Personal Loan interest rates and your debt-to-income ratio: How they are linked

When applying for a Personal Loan, two key financial factors in determining Loan eligibility and repayment capability: interest rates and your debt-to-income ratio. Understanding their relationship helps you secure better Loan terms while maintaining financial stability.

What is the debt-to-income ratio?

The debt-to-income ratio is a portion of your monthly income that goes towards repaying existing debts. Lenders use them to assess your repayment capacity before approving a Personal Loan. A lower DTI ratio indicates strong financial health, increasing the chances of securing a Loan at competitive interest rates.

How Personal Loan interest rates and DTI ratio are connected

  1. Lower DTI ratio leads to better interest rates

A lower DTI ratio demonstrates financial stability and responsible debt management. Lenders may offer better Personal Loan interest rates to applicants with a low DTI, as they pose a lower risk of default.

  1. High DTI ratio can increase interest rates

If a significant portion of your income is already committed to debt repayment, lenders might perceive you as a high-risk borrower. This results in higher interest rates or even Loan rejection.

  1. Influence on tenure and EMIs

A high DTI ratio limits your ability to choose longer Loan tenures with affordable EMIs. On the other hand, maintaining a balanced DTI ratio helps negotiate flexible repayment options.

  1. Impact on credit scores and future borrowings

Your DTI ratio indirectly affects your credit score. A high DTI means financial strain, leading to a lower credit score and affecting your chances of securing favourable interest rates in future Loan applications.
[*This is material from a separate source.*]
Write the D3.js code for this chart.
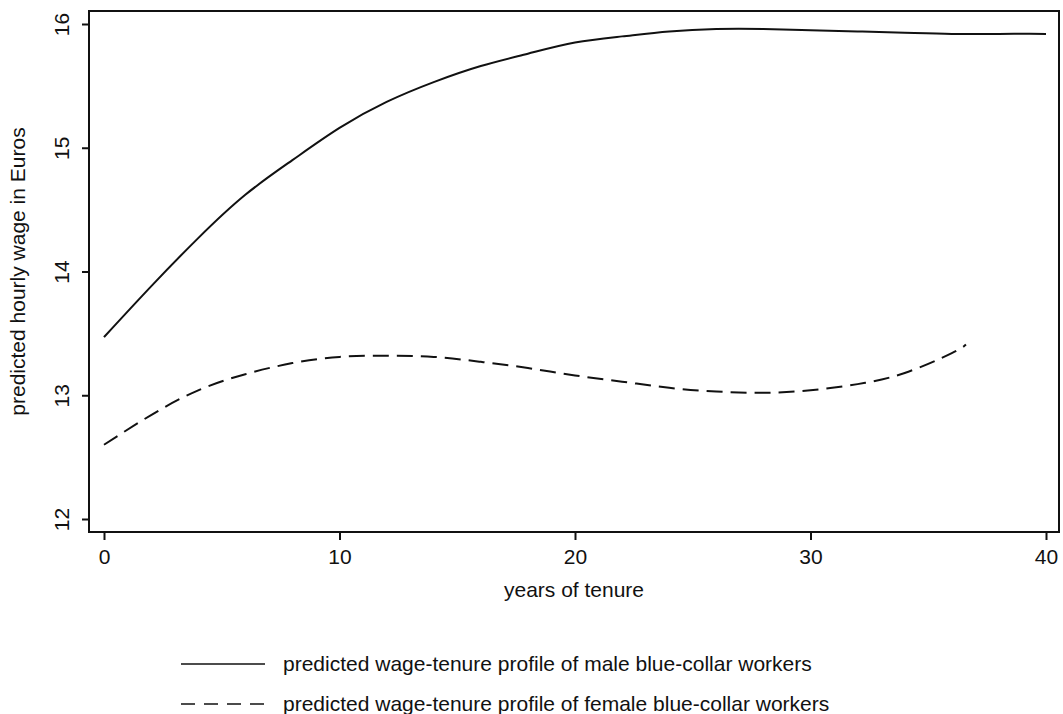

How to improve DTI ratio and secure better Loan terms

  1. Pay existing debts

Reducing outstanding Loans, such as Credit Card dues or previous Personal Loans, can lower your DTI ratio and helps secure a lower interest rate.

  1. Increase income

Boosting your income through salary increments, freelance work, or other sources helps balance your DTI ratio, making you a more attractive borrower.

  1. Borrow what you need

Opt for a Loan amount that aligns with your repayment capability. Lenders offer customised Loan amounts based on individual financial profiles, ensuring affordability.

  1. Choose a lengthy tenure wisely

Extending Loan tenure can lower your monthly EMIs, improving your DTI ratio. However, this also increases total interest paid, so balance tenure selection carefully.

  1. Use an EMI calculator before applying

Lenders have online EMI calculators to help you determine the best Loan amount and tenure based on your current income and existing liabilities.

Conclusion

Your debt-to-income ratio and Personal Loan interest are closely linked, influencing your borrowing capacity and long-term financial health. Maintaining a low DTI ratio, repaying debts on time, and choosing a reputable lender with flexible terms can help you secure Loans at competitive interest rates while ensuring financial stability.